Why is Paul doing this, why does he say things in the particular way he does in Ephesians? Context would explain this, of course. But we know little about the context of Paul’s audience. It is likely that the original audience may have been broader than the community in Ephesus. Nevertheless, one clear theme is reconciliation in Christ — reconciliation to God and consequently also to one another, reconciliation that crosses established lines Greco-Roman culture and human traditions had drawn that kept certain peoples apart. Reminding people of our rootedness in God’s reconciling action in Christ and of its very real consequences for how we live in relation to one another is something we can never wear out.

The general flow of this section can helpfully be broken up into three sections.              

Verses 15-16. Paul expresses his ongoing remembrance and prayer for his audience. He especially draws attention to their “faith” and “love.”

Paul specifies that this remembrance and prayer is on the basis of what he has “heard.” We should always be clear as we use the word “faith” that it should not be reduced to just mental assent to some creed, but as active trust in what God has done and will do, and life lived in participation in, response to, and reflection of what God has done. Do people “hear” of our faith?

This is closely linked with “love for all the saints.” Again, Paul is thanking them not for warm feelings toward others, but love in action. This “faith” and “love” will be fleshed out later in the letter in terms of the pursuit of unity, breaking through those lines that inhibit reconciliation and unity in the world. The community in Christ should never have within it evidence of the disunity that plagues the surrounding world. Where this is the case, how can the transformative life of love rooted in active faith be heard?

Verses 17-19. Here, Paul highlights the purpose of his prayer. He remembers the community in Christ and prays constantly “in order that God … might give y’all (as with 90% of the uses of “you” in the New Testament, it is plural) a spirit of wisdom and revelation … ”

Paul’s emphasis here lies on his hope that God will make known to the community God’s wisdom, riches, hope, and power. The wisdom, etc. is for the community, to be worked out as the people live and love in relationship with one another and the surrounding world.

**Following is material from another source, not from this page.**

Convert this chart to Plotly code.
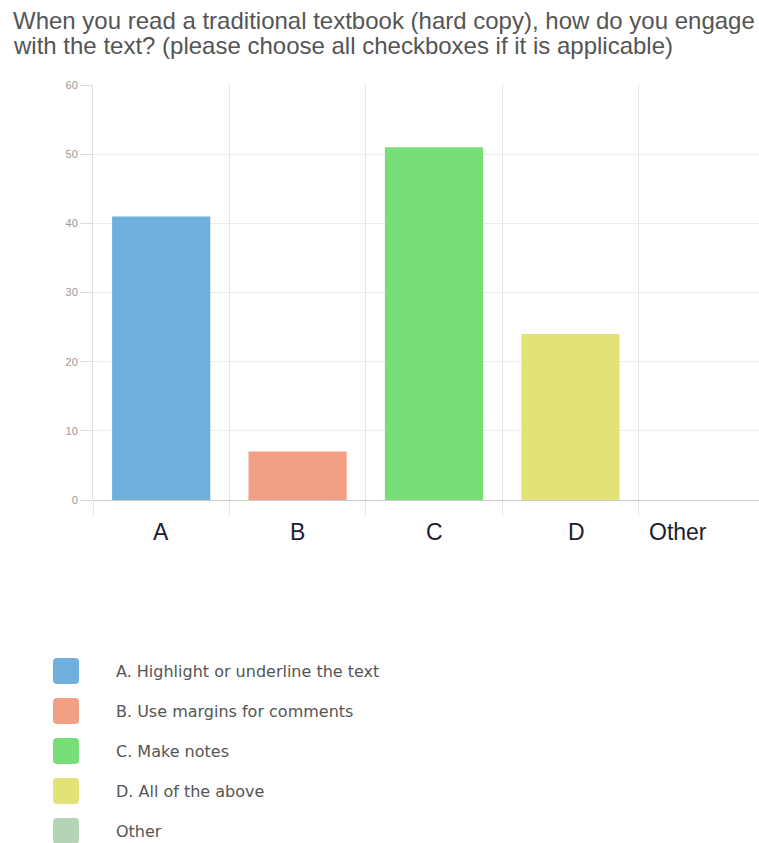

Paul’s theological logic roots the community’s existence in what God has done; it is God who has acted for them. In many pulpits the reminder to rely on “what God has done” is nearly a broken record, an overplayed tune in Christian theology. Yet it is good to keep playing this tune as it is all too easy for us humans to start thinking that we can actually set the course for our own existence and believe that it is actually going to turn out well. However, if we play this tune too generically, it loses much of its power. We need to be reminded more specifically of God’s activity that establishes and defines us, and not just generically that we are free or forgiven or redeemed not by what we’ve done but because of what God has done. We need constant reminder of the transforming and upside-down to the world nature of God’s act in the crucified Jesus who now reigns as Lord of all creation. The wisdom, riches, hope, and power come through and are lived out in ways the normal systems of the world would find “foolish.”

Verses 20-23. Here, Paul elaborates on the power of God, focusing on God’s power displayed in God’s raising and exaltation of Jesus Christ.

As a conclusion to the prayer, this section builds on the previous verses that point to what God has done, and it draws focus to the wondrous glory of God that has been “energized” in Christ. At first sight, this passage seems very triumphalist. Paul specifies God’s exaltation of Christ above all things, placing all things under the feet of Christ, and appointing Christ as the head of the church, which is his body.

What makes the difference is not what Paul explicitly says here, but what he assumes. In verses 19-20 Paul writes that the power and strength which God “energizes” is the power that God worked first when God raised Christ from the dead. What gives this statement its bite is the subtle presumption that Christ’s exaltation and Lordship proceed from and are established upon his suffering and death.

That word “energize” is typically translated as “work” or “work out.” The Greek word commonly was used to refer to the influencing power of god in the Stoic system, the power of god that permeates and works itself out in the details of life. By stating that God’s energizing power is the very power that raised Christ from the dead, Paul proclaims that God’s triumph and the thing which energizes the people’s new existence is born out of Christ’s suffering and death. In raising Christ, God did not communicate that the suffering and death of Jesus was a bad mistake made by the world that killed him, and so God “showed the world” by undoing it. Rather, Paul proclaims that God validated the suffering and death of Jesus as the defining act for God and for very existence, down to the details of life of those “in Christ.”

This is not a sly exchange where the system of power that crucified Christ goes unchanged and continues to operate under the presumption that it is different just because the name Jesus Christ is identified with it. Because God vindicated the suffering Christ, the suffering and death are established as the economy of life under his rule. The underlying logic is the one Paul expresses in Philippians 2:5-11. The powers and dominions in our Ephesians passage are subjects paradoxically because Christ became a slave. This is, as Paul wrote in 1 Corinthians 1:18-25, God’s power in weakness, foolishness from the world’s perspective, yet God’s wisdom. This is “enlightenment”: transformation through slavery, suffering, and death.

If Christ is the head, as a suffering and dying head, he is the head also of a suffering body that has died to the world’s systems. Christ’s system is not power but service, indeed, slavery in love. Paul’s prayer here in Ephesians does not proclaim victory and triumph as it had always been understood. Rather, by reminding his audience of God’s victory and triumph that comes through raising the crucified Christ, Paul reminds them of the establishment of a new order: God’s new order under the Lordship of the one who became a slave to death.

The old powers, rulers, and dominions defined by power no longer call the shots for those who are in Christ. As Paul goes on to say in chapter 2, sin and the life marked by transgression of God’s good purposes no longer have dominion. This means, as Paul will write about in most of Ephesians, that those systems of existence that kept Jew and Gentile in antagonism no longer determine life. Paul’s prayer reminds the audience of the wisdom, power, and glory of God that give birth to their new existence, an existence rooted in the one whose suffering and death reconciled the world. It is a prayer that their lives of faith active in love would be established upon and molded by this wisdom and subversive power of God. This is Paul’s prayer. Is it ours?